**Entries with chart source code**

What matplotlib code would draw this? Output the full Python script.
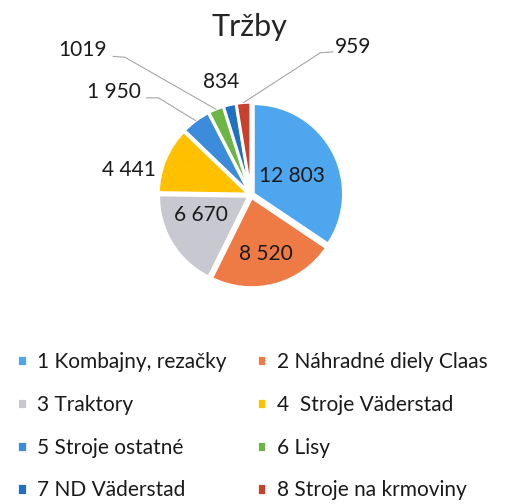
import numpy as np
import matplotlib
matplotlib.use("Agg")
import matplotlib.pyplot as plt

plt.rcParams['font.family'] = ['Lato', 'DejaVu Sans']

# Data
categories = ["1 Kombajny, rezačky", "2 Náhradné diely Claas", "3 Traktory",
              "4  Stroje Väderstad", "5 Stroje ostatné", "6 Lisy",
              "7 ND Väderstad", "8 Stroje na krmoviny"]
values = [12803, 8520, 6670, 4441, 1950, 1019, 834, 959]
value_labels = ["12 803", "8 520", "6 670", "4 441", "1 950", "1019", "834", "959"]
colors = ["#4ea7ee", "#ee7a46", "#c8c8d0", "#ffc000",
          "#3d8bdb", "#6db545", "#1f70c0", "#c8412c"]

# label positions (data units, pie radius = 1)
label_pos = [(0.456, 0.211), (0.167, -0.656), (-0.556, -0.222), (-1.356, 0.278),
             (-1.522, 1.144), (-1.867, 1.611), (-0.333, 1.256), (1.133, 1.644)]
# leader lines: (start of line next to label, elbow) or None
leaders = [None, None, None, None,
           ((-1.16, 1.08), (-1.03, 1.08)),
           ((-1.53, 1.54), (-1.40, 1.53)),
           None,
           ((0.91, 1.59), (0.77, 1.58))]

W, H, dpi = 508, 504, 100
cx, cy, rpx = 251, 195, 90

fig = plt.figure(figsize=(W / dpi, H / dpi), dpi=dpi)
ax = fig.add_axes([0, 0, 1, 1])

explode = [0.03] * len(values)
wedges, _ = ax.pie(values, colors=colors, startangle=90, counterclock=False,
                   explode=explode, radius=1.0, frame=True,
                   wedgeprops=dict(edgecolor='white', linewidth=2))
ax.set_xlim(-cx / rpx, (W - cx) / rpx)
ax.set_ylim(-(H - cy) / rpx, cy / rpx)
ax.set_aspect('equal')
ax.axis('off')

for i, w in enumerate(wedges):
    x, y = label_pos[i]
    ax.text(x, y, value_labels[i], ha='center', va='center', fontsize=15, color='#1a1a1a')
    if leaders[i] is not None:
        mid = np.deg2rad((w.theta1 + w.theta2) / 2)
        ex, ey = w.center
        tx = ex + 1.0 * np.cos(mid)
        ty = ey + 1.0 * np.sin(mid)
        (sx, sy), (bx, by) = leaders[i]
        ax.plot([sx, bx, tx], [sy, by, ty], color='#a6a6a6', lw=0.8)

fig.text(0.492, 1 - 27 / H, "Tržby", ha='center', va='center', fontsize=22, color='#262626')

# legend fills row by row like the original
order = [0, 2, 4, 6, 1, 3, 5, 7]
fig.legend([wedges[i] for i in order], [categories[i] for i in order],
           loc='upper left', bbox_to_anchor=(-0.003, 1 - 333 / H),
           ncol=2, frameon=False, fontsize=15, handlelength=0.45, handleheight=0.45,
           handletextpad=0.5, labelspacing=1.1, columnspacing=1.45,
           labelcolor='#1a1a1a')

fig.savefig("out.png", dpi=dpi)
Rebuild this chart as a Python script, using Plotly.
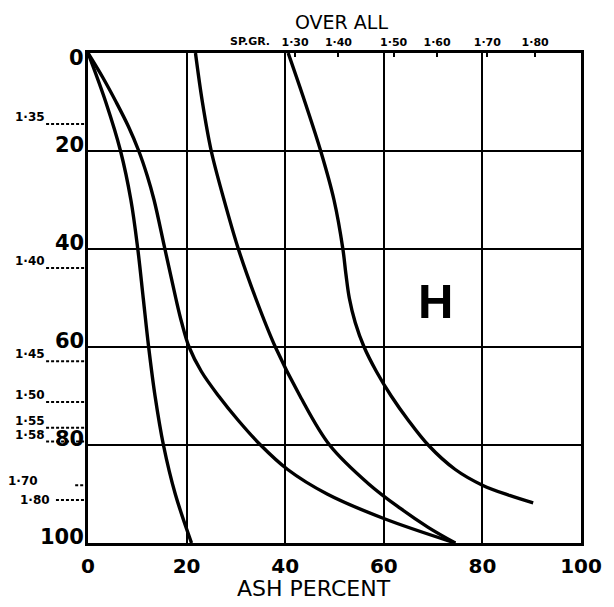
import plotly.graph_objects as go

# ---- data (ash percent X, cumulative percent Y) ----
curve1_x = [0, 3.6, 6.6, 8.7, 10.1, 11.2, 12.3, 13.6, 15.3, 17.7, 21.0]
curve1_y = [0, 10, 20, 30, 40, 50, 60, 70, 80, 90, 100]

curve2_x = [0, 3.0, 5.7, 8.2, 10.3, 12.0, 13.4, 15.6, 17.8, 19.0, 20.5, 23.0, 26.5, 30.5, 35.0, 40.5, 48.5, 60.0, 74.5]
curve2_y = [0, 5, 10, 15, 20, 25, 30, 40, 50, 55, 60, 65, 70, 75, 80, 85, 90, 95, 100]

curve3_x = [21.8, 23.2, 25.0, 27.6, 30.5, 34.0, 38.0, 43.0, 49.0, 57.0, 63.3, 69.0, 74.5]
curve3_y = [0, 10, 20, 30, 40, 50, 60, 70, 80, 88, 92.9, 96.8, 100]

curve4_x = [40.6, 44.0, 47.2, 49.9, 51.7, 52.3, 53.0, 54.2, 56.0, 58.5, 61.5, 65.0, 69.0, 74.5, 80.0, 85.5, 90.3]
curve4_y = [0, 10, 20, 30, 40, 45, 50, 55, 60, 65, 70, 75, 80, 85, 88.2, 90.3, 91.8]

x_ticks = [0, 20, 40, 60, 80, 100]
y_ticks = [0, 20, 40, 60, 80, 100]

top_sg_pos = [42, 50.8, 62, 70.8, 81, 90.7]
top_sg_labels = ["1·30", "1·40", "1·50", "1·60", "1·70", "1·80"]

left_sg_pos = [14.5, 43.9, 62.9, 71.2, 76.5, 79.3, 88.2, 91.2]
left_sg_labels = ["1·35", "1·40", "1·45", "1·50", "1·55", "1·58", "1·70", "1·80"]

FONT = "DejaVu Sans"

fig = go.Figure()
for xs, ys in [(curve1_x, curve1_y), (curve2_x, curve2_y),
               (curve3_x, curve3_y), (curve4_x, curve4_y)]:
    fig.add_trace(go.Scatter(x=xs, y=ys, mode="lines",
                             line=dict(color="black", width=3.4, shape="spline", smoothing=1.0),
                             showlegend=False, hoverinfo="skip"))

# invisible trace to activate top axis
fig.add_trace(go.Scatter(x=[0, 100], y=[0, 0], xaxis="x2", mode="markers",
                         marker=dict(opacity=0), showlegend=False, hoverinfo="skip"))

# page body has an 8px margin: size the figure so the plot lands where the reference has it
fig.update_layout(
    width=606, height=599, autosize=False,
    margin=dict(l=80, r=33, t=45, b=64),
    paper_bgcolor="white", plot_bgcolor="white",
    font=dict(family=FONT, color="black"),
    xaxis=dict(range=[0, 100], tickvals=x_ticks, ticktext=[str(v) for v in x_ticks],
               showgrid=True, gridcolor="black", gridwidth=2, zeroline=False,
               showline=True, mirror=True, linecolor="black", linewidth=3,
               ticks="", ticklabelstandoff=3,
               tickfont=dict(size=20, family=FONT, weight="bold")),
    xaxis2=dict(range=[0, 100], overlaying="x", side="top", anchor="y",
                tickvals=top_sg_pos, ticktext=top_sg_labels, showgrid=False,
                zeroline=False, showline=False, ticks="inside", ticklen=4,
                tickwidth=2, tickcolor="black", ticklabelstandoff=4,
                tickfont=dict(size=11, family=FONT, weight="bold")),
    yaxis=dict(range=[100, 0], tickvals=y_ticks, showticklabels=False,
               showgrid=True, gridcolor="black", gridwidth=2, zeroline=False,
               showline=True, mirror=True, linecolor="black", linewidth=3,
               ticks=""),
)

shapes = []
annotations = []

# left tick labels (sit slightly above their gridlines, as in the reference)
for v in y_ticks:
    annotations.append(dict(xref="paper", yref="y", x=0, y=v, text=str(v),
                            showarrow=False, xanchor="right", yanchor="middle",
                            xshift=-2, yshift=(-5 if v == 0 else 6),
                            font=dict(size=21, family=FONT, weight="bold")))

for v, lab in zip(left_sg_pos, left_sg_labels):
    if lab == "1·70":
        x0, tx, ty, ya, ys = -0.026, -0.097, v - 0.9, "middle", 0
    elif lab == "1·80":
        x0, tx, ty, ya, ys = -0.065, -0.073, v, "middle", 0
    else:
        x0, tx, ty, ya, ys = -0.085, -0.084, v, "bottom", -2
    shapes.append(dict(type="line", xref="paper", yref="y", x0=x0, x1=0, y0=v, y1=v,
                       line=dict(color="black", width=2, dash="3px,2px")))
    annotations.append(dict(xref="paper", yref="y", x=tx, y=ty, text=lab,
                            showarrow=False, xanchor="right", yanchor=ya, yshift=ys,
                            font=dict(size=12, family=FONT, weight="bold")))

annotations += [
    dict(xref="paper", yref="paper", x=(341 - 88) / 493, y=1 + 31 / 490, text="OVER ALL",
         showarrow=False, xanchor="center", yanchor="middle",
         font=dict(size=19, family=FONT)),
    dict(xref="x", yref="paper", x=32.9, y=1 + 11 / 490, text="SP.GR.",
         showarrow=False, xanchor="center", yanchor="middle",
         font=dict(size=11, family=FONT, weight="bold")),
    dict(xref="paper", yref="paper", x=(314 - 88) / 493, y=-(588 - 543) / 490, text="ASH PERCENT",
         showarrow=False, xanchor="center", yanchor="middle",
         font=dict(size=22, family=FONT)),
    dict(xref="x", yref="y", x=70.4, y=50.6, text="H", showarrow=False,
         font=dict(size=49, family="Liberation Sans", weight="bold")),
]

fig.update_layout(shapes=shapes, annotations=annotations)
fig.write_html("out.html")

**Problem to solve**
Each line from the top of the material through the line containing "ax = fig.add_axes([0, 0, 1, 1])" should be reproduced exactly; please drop any images.

**Expected output**
What matplotlib code would draw this? Output the full Python script.
import numpy as np
import matplotlib
matplotlib.use("Agg")
import matplotlib.pyplot as plt

plt.rcParams['font.family'] = ['Lato', 'DejaVu Sans']

# Data
categories = ["1 Kombajny, rezačky", "2 Náhradné diely Claas", "3 Traktory",
              "4  Stroje Väderstad", "5 Stroje ostatné", "6 Lisy",
              "7 ND Väderstad", "8 Stroje na krmoviny"]
values = [12803, 8520, 6670, 4441, 1950, 1019, 834, 959]
value_labels = ["12 803", "8 520", "6 670", "4 441", "1 950", "1019", "834", "959"]
colors = ["#4ea7ee", "#ee7a46", "#c8c8d0", "#ffc000",
          "#3d8bdb", "#6db545", "#1f70c0", "#c8412c"]

# label positions (data units, pie radius = 1)
label_pos = [(0.456, 0.211), (0.167, -0.656), (-0.556, -0.222), (-1.356, 0.278),
             (-1.522, 1.144), (-1.867, 1.611), (-0.333, 1.256), (1.133, 1.644)]
# leader lines: (start of line next to label, elbow) or None
leaders = [None, None, None, None,
           ((-1.16, 1.08), (-1.03, 1.08)),
           ((-1.53, 1.54), (-1.40, 1.53)),
           None,
           ((0.91, 1.59), (0.77, 1.58))]

W, H, dpi = 508, 504, 100
cx, cy, rpx = 251, 195, 90

fig = plt.figure(figsize=(W / dpi, H / dpi), dpi=dpi)
ax = fig.add_axes([0, 0, 1, 1])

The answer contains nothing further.